U.S. officials say a trading firm’s use of a computer sell order triggered the May 6 market plunge, which sent the Dow Jones industrial average dropping nearly 1,000 points in less than 30 minutes.

A report issued by the U.S. Securities and Exchange Commission and the Commodity Futures Trading Commission determined the so-called “flash crash” was caused when the trading firm executed a computerized selling program in an already stressed market.

The report does not name the trading firm.

That computerized selling program set off two waves of “liquidity drains,” when market players swiftly pull their money from the stock market.

The stock market was already stressed that day prior to the plunge because of anxiety over a mounting debt crisis in Europe.

Nearly 21,000 trades were later cancelled because the exchanges deemed them erroneous after the plunge.

The free-fall highlighted the growing complexity and diversity of the fast-evolving securities markets.

Sleek electronic trading platforms now compete with the traditional exchanges, with stocks now traded on some 50 exchanges beyond the New York Stock Exchange and the Nasdaq Stock Market.

Powerful computers give so-called “high frequency” traders a split-second edge in buying or selling stocks — based on mathematical formulas.

The risk looms that electronic errors at high speeds could ripple through markets and disrupt them.

The Dow Jones was down about 2.5% at 2:30 p.m. when the trader placed an enormous sell order on a futures index of the Standard & Poor’s 500 stock index.
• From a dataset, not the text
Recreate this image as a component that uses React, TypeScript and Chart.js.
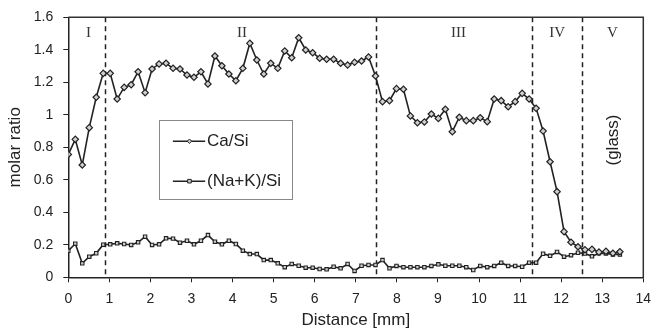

The trade on the E-Mini S&P 500 was automated by a computer algorithm that was trying to hedge its risk from prices declines.

The trade triggered aggressive selling of the futures contracts and that sent the index down about 3% in four minutes.

Responding to the episode, the SEC and the major U.S. exchanges agreed on a six-month pilot program that briefly halts trading of some stocks that mark big price swings.

The new “circuit breakers” are in effect until Dec. 10. Under the rules, trading of any Standard & Poor’s 500 stock that rises or falls 10% or more within a five-minute span is halted for five additional minutes.

On May 6, about 30 stocks listed in the S&P 500 index fell at least 10% within five minutes.